When I went for help, I told very few people whom I thought would try to help. People who were in a position to help. I know the fatalism that sets in when you finally find to courage to go for help only to find yourself still standing alone with no one there beside you. It hurts. Deeply.
I would like to make a statement about my family as an aside. I have a family which I am very close to but living so far away made it easier to hide things. I did not go to them because I always thought of them as my last resort. I knew that if things ever got bad enough I would be able to go to them. Part of the problem is my distorted view of what “bad” was. I should have gone to them much sooner, years sooner, and if not for the insistence of my friends, probably would still not have done it. I thought that there was no way I could salvage my family’s relationship with my husband if they knew what my life was really like. I was still in protection mode.
She was alone, had a child, no income, and no means to support herself. She had the gameplan that I, eventually, and many other women develop. If I can just get the kids through high school, then I can do something. In the meantime, she would endure whatever she had to for her child’s sake.
I am astounded at how many women I meet who have escaped abusive relationships, but how many more women, coworkers, patients, women I attend church with and rub shoulders with in the general public are still in them?

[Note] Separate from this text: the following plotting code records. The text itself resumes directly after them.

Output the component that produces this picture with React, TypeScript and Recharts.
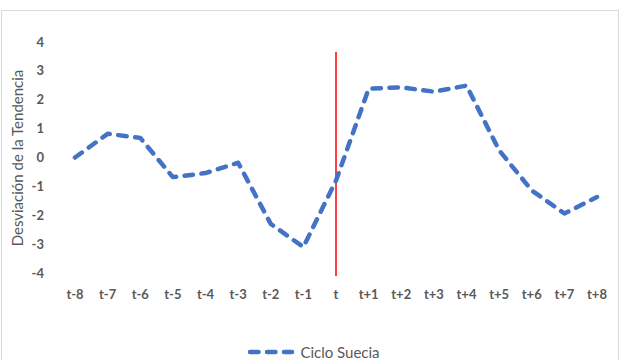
import React from "react";
import { CartesianGrid, Legend, Line, LineChart, ReferenceLine, XAxis, YAxis } from "recharts";

const periods = [
  "t-8", "t-7", "t-6", "t-5", "t-4", "t-3", "t-2", "t-1", "t",
  "t+1", "t+2", "t+3", "t+4", "t+5", "t+6", "t+7", "t+8",
];
const cicloSuecia = [
  0.0, 0.82, 0.68, -0.68, -0.54, -0.18, -2.3, -3.1, -0.8,
  2.38, 2.43, 2.28, 2.49, 0.25, -1.14, -1.94, -1.37,
];
const yTicks = [-4, -3, -2, -1, 0, 1, 2, 3, 4];
const markerPeriod = "t";
const markerRange = [-4.1, 3.65];

const BLUE = "#4472C4";
const TEXT = "#595959";
const FONT = "Lato, 'Open Sans', sans-serif";

const data = periods.map((p, i) => ({ period: p, value: cicloSuecia[i] }));

function YLabel() {
  const cx = 17;
  const cy = 158;
  return (
    <text
      x={cx}
      y={cy}
      transform={`rotate(-90 ${cx} ${cy})`}
      textAnchor="middle"
      dominantBaseline="central"
      fill={TEXT}
      fontSize={15}
      fontFamily={FONT}
    >
      Desviación de la Tendencia
    </text>
  );
}

function LegendContent() {
  return (
    <div style={{ display: "flex", justifyContent: "center", alignItems: "center", fontFamily: FONT }}>
      <svg width={48} height={10} style={{ marginRight: 5 }}>
        <line x1={3} y1={5} x2={45} y2={5} stroke={BLUE} strokeWidth={4.5} strokeDasharray="8.5 8.5" strokeLinecap="round" />
      </svg>
      <span style={{ color: TEXT, fontSize: 15 }}>Ciclo Suecia</span>
    </div>
  );
}

export default function App() {
  return (
    <div style={{ position: "absolute", left: 0, top: 0, width: 627, height: 360, background: "#fff", overflow: "hidden" }}>
      <div
        style={{
          position: "absolute",
          left: 1,
          top: 10,
          width: 616,
          height: 400,
          border: "1.5px solid #d9d9d9",
        }}
      />
      <LineChart
        width={627}
        height={360}
        data={data}
        margin={{ top: 42, right: 14, bottom: 57, left: 0 }}
        style={{ position: "absolute", left: 0, top: 0 }}
      >
        <CartesianGrid horizontal={false} vertical={false} />
        <XAxis
          dataKey="period"
          axisLine={false}
          tickLine={false}
          tickSize={6}
          tickMargin={11}
          height={30}
          interval={0}
          padding={{ left: 16, right: 16 }}
          tick={{ fill: TEXT, fontSize: 13, fontFamily: FONT, fontWeight: 700 }}
        />
        <YAxis
          domain={[-4, 4]}
          ticks={yTicks}
          width={59}
          axisLine={false}
          tickLine={false}
          tickSize={6}
          tickMargin={9}
          interval={0}
          tick={{ fill: TEXT, fontSize: 13, fontFamily: FONT, fontWeight: 700 }}
        />
        <YLabel />
        <ReferenceLine
          segment={[
            { x: markerPeriod, y: markerRange[0] },
            { x: markerPeriod, y: markerRange[1] },
          ]}
          stroke="#FF0000"
          strokeWidth={1.5}
          ifOverflow="visible"
        />
        <Line
          type="linear"
          dataKey="value"
          name="Ciclo Suecia"
          stroke={BLUE}
          strokeWidth={4.5}
          strokeDasharray="8.5 8.5"
          strokeLinecap="round"
          strokeLinejoin="round"
          dot={false}
          activeDot={false}
          isAnimationActive={false}
        />
        <Legend
          layout="horizontal"
          verticalAlign="middle"
          align="center"
          content={<LegendContent />}
          wrapperStyle={{ top: 343, left: 0, width: 627 }}
        />
      </LineChart>
    </div>
  );
}
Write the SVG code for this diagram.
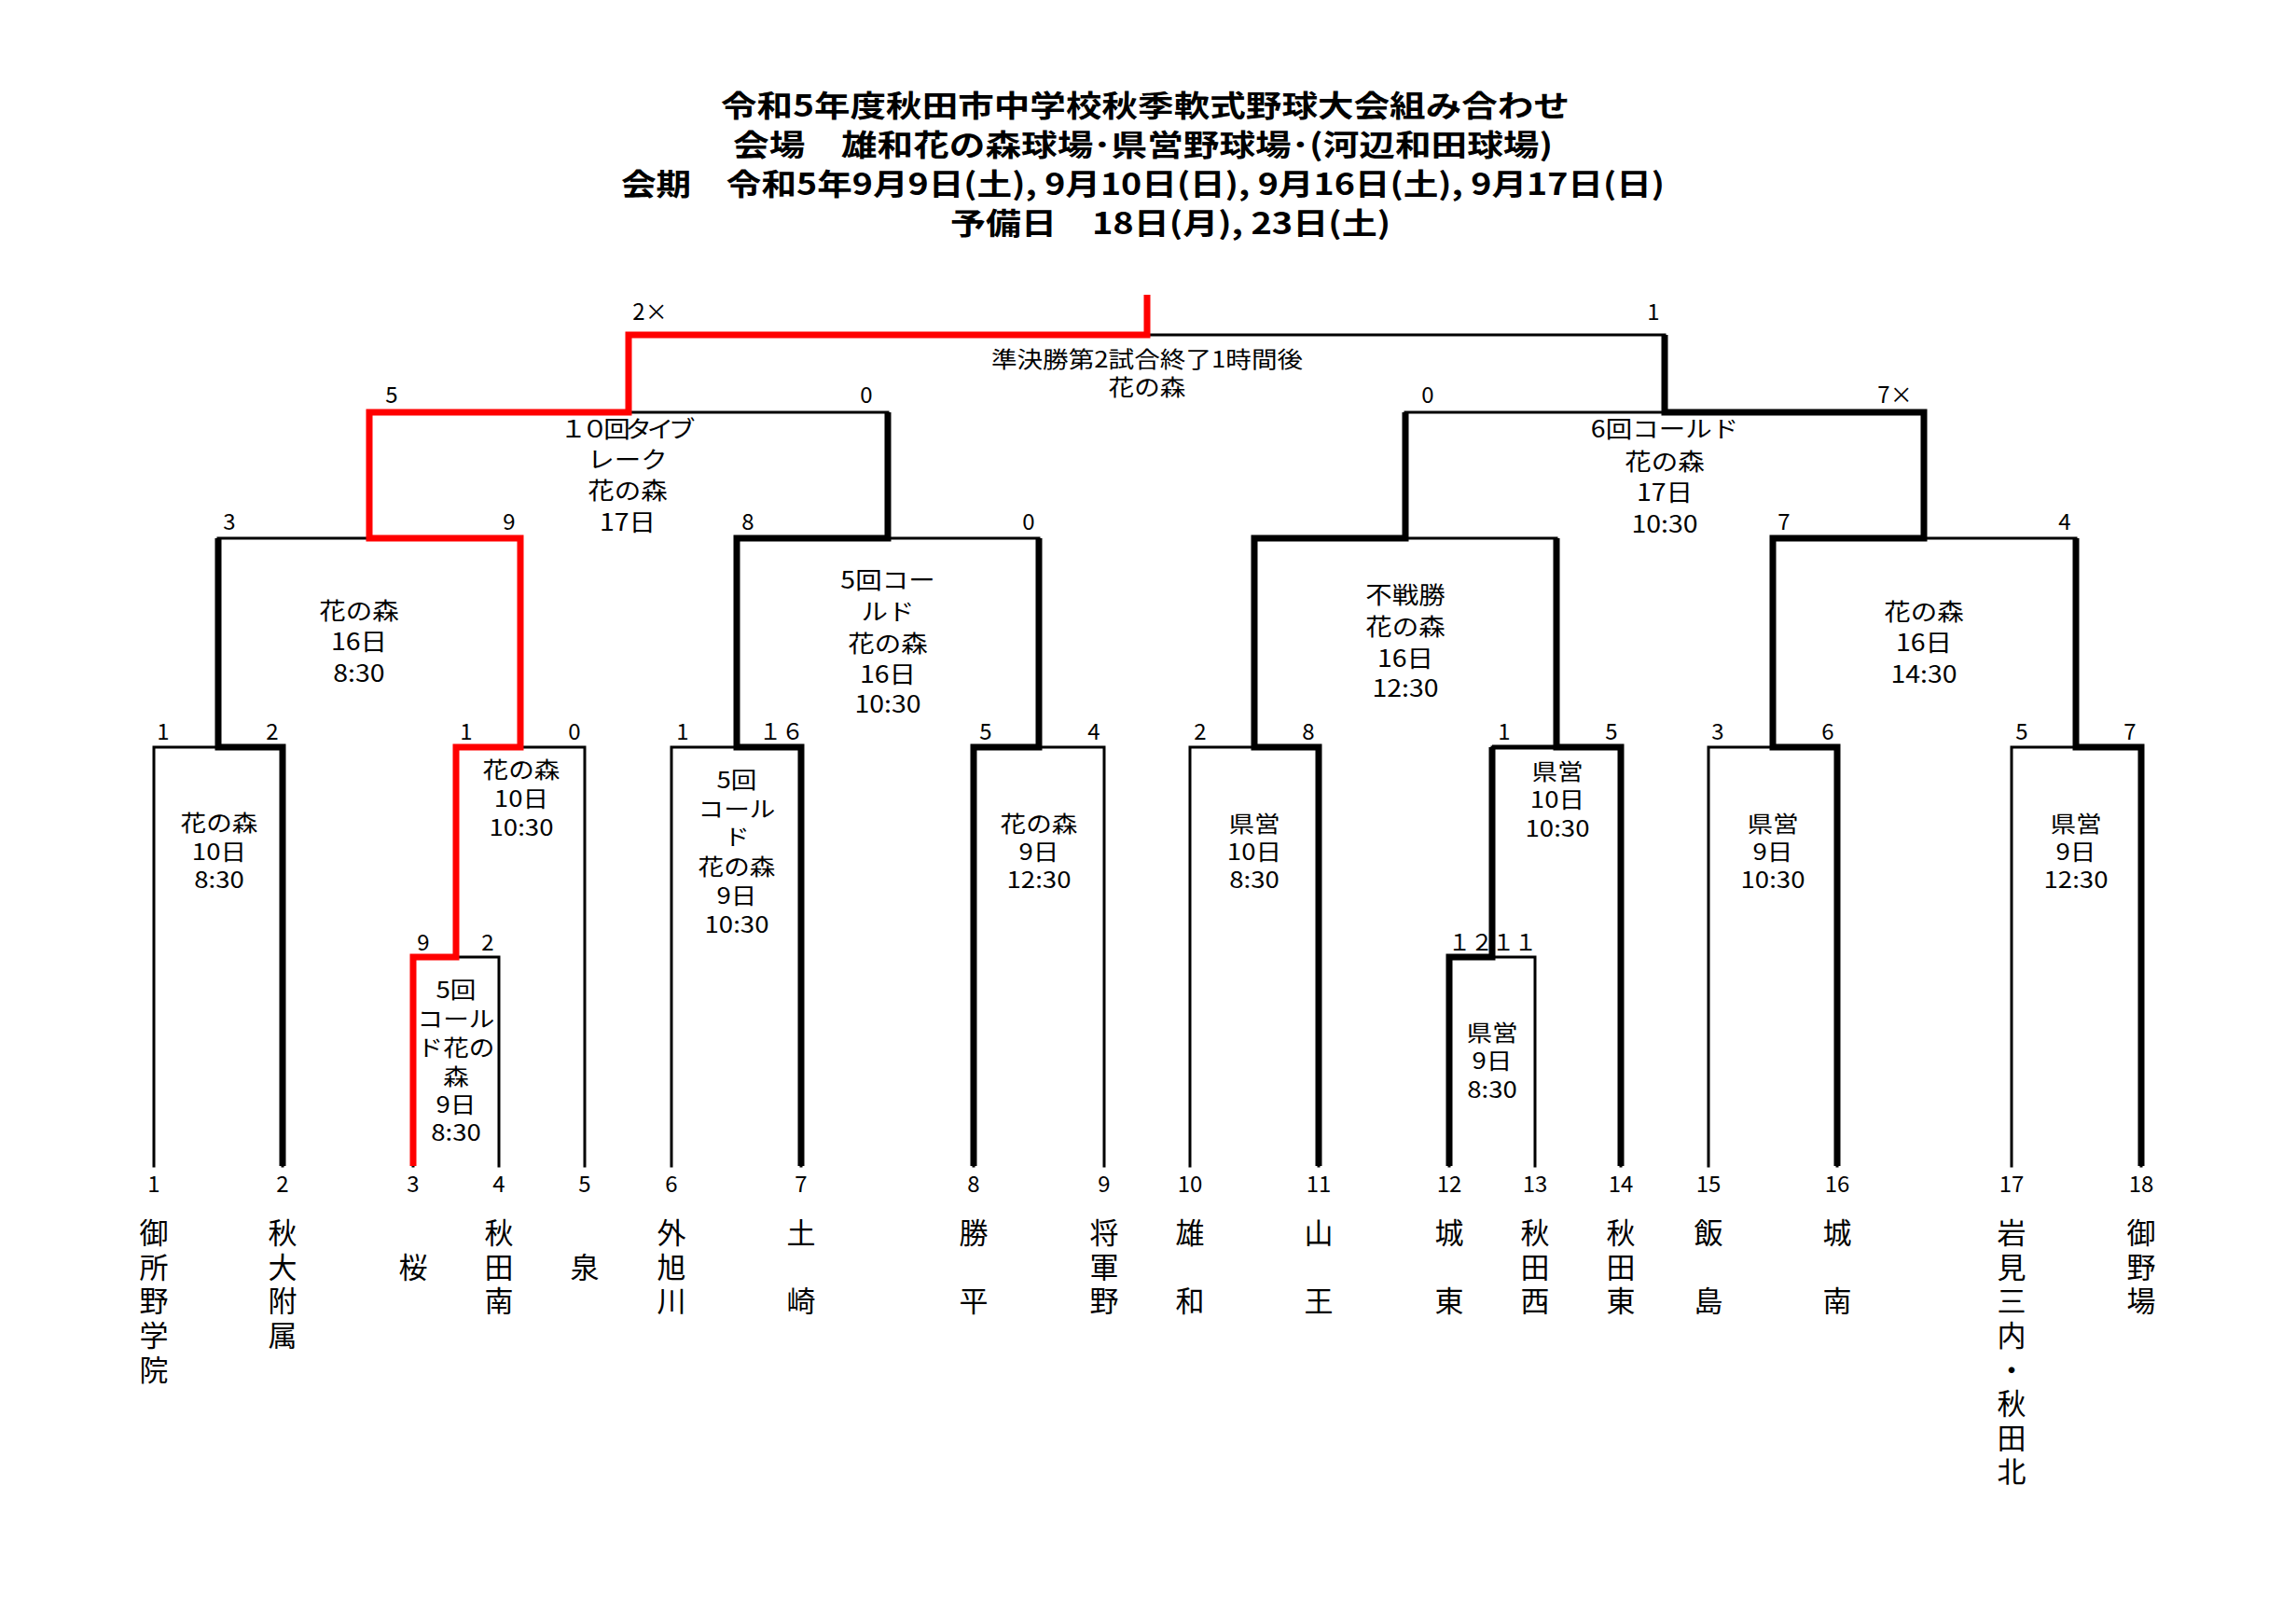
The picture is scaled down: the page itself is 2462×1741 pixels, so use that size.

She broke down yesterday. The walls came down out of sheer exhaustion, but she fixed her face, strengthened her resolve and went back. I gave her as much information about resources available to her as I could, encouraged her, and gave her advice. Will she take it? I don’t know. If she is like me, it will take her a while to act. In the meantime, she will keep her chin up and muddle through the best she can.
Please be on the lookout for these women. They need your help. If you are helping one. Be patient. Don’t give up. She needs you. You might just save a life.
3 Comments
This article causes me to remember a situation; to doubt the way I handled a situation years ago, while I was still in “fundamental baptist” mode. Beautifully written. Have a glorious life.
John,
I love that life often comes with second chances.
Best Wishes,
Becky
You wrote this, yet I felt that I did. Strumming my pain with your fingers, singing my life in your song from the cage. It took 32.5 years to make a clean no-contact escape. I’m finally free with the help of family and friends! The last pain I must endure is just the nailing of the coffin lid called divorce. I can endure this pain for I know there’s liberty from the insanity of abuse with the death of the marriage. The irony is not lost on me. My marriage to Christ is the most liberating love, it is everlasting, and in His love I’m free. If my husband had been a true God lover, we could have had the beauty of a covenant marriage.